— BEGIN WORKING DATA —
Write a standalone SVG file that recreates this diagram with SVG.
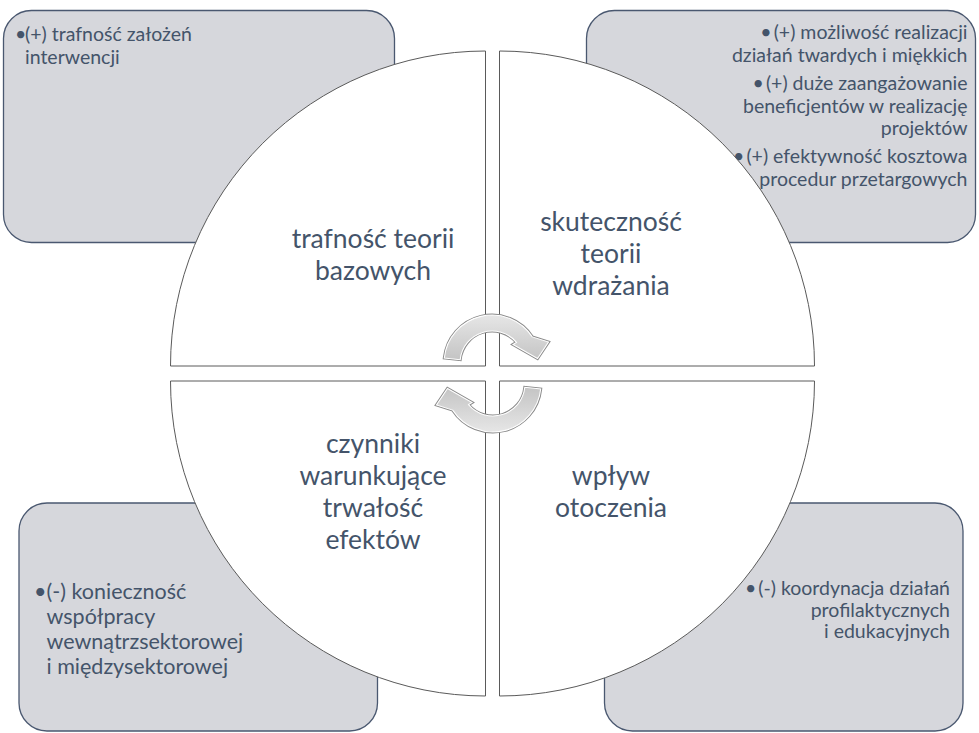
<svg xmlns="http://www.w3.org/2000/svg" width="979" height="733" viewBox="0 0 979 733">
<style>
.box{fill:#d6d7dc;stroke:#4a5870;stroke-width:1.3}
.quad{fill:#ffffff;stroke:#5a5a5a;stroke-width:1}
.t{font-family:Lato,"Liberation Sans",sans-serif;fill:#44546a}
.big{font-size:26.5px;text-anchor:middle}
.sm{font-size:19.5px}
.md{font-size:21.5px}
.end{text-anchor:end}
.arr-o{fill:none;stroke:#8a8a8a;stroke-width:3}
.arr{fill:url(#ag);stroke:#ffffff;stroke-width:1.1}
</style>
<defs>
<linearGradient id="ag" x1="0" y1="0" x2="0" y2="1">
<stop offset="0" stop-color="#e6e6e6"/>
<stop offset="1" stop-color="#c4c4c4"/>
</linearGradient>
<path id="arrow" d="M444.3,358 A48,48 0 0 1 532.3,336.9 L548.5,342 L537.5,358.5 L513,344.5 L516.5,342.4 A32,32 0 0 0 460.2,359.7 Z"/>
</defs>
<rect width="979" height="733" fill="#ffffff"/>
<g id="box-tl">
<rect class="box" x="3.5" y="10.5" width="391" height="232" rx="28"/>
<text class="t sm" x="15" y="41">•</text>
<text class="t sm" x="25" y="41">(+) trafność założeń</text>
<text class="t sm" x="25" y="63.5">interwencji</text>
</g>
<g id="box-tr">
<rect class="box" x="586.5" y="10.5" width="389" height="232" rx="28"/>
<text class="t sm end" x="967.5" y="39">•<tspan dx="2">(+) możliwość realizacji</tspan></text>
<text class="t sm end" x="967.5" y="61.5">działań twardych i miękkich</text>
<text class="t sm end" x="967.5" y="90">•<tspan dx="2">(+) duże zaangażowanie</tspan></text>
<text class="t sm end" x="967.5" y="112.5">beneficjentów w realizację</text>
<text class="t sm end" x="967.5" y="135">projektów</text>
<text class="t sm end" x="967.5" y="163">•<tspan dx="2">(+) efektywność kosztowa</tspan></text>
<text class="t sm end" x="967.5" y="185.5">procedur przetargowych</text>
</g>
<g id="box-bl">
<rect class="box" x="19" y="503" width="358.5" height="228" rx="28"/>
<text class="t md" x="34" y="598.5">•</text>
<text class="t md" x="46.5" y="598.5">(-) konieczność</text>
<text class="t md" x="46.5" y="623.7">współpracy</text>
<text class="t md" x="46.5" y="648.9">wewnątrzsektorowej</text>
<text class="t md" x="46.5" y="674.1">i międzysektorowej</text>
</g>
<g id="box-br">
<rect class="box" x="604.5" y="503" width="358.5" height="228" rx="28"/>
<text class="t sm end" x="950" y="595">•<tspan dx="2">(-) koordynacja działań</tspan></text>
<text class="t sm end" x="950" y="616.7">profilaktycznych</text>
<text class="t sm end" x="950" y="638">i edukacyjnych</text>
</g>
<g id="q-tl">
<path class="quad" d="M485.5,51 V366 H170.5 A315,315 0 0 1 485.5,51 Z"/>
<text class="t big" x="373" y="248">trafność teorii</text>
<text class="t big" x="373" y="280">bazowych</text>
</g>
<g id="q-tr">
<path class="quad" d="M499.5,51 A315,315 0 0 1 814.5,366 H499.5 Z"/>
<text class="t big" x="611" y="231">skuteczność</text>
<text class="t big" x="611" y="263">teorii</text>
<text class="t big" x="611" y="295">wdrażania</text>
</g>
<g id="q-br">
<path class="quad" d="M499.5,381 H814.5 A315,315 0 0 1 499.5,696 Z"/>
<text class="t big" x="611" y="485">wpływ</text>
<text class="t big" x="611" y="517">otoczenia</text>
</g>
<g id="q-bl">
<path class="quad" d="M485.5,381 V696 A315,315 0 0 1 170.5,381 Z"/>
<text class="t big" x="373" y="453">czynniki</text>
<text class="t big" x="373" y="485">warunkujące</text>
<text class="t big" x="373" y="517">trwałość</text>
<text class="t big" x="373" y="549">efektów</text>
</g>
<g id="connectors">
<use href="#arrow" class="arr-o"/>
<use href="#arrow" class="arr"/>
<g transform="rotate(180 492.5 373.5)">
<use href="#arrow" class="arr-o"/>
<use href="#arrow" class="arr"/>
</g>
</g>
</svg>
— END WORKING DATA —
— BEGIN WORKING DATA —
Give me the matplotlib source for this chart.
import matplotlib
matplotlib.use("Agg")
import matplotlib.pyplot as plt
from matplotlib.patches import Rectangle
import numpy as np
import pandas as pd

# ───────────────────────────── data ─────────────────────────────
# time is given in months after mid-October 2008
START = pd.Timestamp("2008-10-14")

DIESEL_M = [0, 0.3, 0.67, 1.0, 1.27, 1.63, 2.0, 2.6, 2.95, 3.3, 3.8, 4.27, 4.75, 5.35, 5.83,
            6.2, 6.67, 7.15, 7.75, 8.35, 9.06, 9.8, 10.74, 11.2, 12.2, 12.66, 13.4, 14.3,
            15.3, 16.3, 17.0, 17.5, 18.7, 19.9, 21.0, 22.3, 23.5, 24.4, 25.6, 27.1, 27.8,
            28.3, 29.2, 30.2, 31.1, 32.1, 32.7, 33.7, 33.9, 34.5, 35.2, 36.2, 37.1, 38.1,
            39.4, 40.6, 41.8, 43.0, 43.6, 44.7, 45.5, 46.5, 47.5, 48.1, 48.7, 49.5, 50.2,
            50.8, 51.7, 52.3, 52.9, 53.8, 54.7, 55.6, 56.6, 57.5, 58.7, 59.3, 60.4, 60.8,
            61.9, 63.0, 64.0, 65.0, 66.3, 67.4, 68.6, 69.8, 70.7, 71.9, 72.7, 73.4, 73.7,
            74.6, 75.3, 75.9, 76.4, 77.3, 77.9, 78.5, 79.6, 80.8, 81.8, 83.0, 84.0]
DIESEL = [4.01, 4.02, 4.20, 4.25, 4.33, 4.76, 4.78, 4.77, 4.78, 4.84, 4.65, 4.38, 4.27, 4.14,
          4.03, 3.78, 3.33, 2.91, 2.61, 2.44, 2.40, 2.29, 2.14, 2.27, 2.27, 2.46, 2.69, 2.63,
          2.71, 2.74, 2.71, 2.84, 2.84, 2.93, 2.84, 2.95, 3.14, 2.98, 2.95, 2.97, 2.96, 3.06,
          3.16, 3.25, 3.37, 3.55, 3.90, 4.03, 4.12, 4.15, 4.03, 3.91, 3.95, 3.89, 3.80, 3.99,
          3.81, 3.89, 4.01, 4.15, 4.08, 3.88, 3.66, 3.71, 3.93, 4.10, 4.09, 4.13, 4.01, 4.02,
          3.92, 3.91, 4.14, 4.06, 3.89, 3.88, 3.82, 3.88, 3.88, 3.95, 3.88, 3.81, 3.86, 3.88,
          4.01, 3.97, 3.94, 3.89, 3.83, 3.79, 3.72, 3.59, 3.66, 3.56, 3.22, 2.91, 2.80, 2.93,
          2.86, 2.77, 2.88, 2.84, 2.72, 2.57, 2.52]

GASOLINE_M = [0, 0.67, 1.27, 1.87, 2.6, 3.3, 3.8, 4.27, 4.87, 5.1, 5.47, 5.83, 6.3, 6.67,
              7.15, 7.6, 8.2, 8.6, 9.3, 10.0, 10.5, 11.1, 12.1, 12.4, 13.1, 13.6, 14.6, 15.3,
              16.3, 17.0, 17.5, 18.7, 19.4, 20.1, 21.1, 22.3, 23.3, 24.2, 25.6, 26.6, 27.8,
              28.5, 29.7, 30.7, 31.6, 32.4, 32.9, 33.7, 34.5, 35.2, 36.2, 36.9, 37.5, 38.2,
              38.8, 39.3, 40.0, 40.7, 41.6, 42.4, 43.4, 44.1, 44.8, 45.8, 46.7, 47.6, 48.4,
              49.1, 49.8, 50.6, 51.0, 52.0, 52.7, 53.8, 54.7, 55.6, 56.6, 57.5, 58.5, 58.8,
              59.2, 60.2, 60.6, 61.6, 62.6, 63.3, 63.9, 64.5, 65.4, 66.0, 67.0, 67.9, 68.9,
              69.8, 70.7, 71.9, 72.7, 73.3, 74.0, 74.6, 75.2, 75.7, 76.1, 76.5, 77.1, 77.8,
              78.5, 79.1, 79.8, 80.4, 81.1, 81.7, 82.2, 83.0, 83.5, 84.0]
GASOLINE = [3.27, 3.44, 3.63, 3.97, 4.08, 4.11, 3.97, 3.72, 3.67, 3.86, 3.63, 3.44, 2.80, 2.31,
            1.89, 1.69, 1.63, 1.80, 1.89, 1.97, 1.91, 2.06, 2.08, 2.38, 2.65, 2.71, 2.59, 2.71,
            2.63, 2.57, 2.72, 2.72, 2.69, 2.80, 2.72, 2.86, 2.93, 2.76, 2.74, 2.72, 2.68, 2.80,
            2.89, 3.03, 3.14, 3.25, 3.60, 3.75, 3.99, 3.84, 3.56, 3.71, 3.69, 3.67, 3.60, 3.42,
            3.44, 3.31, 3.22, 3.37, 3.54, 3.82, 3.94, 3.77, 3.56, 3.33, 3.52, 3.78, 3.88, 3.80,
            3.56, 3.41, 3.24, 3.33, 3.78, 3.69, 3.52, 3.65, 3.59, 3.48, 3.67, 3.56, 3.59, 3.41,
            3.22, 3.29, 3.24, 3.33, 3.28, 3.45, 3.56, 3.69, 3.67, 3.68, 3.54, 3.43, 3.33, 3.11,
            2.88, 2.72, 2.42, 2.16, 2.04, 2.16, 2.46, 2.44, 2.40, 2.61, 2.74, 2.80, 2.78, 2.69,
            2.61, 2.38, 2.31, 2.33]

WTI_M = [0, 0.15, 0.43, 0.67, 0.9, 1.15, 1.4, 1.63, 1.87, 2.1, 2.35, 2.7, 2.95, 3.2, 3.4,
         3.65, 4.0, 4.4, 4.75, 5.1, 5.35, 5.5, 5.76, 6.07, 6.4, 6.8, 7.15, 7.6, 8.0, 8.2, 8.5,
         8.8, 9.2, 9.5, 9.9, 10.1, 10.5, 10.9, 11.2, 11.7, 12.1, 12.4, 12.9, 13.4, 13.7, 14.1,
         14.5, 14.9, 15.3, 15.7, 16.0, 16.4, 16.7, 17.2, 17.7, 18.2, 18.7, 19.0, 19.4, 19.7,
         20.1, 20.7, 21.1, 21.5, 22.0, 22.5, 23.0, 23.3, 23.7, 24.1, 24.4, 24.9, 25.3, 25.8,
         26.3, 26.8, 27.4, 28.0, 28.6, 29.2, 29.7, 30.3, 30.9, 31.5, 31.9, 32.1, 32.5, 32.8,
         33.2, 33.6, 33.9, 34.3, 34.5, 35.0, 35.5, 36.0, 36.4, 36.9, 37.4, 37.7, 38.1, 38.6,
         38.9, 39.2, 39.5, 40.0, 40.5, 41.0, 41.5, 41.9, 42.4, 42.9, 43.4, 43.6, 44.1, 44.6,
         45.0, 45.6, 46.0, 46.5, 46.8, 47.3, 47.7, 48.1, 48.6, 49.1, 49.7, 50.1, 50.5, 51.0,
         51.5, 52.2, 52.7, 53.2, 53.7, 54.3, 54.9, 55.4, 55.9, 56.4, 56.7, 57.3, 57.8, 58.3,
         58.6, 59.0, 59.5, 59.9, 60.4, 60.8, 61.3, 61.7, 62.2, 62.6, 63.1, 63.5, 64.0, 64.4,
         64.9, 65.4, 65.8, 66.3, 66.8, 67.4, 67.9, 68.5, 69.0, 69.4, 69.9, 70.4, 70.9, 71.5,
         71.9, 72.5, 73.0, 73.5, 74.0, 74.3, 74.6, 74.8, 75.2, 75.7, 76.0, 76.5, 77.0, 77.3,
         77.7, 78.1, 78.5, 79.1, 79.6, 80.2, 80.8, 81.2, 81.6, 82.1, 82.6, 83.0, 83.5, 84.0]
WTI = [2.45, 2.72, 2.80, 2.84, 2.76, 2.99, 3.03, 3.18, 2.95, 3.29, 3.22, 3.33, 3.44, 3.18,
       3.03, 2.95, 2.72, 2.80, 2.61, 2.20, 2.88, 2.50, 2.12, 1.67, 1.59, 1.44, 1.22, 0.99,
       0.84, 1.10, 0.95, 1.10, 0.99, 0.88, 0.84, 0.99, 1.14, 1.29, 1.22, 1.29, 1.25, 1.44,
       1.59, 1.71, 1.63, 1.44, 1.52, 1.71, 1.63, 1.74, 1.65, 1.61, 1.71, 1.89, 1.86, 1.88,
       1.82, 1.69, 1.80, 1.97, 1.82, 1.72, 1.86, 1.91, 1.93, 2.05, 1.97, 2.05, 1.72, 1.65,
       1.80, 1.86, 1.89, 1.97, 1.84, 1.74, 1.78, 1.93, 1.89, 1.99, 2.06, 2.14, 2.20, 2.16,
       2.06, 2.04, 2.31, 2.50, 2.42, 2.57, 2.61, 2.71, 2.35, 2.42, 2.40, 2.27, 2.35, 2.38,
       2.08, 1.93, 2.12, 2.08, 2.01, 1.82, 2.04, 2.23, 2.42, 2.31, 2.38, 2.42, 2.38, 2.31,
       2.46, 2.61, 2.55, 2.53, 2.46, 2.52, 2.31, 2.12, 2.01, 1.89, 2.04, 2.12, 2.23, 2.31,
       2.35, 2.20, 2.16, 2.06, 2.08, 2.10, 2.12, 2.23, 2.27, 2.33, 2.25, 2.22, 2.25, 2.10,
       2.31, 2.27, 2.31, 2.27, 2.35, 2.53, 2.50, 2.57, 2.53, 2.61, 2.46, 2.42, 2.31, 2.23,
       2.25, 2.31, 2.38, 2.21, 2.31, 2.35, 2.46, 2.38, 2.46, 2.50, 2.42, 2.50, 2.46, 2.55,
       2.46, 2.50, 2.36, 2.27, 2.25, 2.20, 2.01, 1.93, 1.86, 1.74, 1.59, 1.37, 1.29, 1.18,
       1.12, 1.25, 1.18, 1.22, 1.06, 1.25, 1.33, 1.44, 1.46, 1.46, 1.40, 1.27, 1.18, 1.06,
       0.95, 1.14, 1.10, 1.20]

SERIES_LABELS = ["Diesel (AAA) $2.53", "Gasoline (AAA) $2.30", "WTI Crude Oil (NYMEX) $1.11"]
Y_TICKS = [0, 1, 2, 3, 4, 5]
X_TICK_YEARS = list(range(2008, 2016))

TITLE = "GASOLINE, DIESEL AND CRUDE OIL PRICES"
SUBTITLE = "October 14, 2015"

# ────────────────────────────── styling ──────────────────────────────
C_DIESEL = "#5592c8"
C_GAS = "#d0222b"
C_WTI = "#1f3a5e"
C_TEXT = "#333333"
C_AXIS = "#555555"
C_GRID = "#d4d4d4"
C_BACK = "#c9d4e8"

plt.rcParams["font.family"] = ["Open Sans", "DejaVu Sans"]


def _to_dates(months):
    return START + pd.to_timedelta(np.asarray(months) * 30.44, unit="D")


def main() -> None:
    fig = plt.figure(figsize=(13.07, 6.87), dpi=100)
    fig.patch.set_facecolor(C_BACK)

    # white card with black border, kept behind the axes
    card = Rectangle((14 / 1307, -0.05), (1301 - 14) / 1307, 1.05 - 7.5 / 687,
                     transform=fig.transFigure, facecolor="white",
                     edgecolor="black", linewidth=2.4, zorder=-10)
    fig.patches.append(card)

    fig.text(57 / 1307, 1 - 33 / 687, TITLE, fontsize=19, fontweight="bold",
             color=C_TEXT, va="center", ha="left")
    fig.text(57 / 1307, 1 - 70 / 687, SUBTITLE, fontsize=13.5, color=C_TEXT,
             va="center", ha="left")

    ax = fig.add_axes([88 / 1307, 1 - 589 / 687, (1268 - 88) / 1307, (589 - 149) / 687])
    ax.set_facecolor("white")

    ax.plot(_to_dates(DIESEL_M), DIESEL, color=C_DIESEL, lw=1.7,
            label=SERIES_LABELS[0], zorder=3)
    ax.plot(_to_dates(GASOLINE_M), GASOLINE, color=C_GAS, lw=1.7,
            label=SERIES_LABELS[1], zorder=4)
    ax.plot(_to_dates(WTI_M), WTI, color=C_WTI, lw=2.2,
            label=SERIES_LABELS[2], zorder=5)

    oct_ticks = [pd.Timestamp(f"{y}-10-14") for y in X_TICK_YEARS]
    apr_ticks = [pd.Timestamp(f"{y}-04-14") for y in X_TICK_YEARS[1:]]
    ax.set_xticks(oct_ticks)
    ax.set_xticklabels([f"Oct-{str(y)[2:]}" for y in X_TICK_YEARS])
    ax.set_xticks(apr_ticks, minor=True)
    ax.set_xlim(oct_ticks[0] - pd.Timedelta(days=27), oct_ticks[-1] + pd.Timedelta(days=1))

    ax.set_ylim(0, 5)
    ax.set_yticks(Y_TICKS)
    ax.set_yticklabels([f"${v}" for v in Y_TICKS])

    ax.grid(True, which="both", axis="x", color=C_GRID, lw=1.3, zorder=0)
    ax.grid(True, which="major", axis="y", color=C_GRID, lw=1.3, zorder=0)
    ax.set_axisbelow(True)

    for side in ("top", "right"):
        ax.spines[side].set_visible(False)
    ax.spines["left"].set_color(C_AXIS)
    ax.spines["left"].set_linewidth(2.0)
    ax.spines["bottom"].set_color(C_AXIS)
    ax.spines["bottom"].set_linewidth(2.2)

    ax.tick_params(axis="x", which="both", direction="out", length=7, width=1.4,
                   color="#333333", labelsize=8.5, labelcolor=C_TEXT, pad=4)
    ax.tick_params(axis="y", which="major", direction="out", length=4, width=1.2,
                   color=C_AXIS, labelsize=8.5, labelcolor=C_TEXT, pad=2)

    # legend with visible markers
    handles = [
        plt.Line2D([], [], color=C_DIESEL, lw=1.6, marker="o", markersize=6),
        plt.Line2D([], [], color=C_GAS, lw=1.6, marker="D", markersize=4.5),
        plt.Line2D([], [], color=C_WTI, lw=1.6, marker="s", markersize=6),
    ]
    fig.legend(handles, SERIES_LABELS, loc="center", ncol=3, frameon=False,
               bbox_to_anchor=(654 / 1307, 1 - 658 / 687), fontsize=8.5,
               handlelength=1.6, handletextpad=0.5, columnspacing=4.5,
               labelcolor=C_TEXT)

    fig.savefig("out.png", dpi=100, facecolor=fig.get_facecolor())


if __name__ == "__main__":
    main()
— END WORKING DATA —
WHAT THE EXERCISE ASKS → Return exactly the lines above from the line that has "Give me the matplotlib source for this chart." through the line that has "import pandas as pd", inclusive, and nothing else.

THE ANSWER →
Give me the matplotlib source for this chart.
import matplotlib
matplotlib.use("Agg")
import matplotlib.pyplot as plt
from matplotlib.patches import Rectangle
import numpy as np
import pandas as pd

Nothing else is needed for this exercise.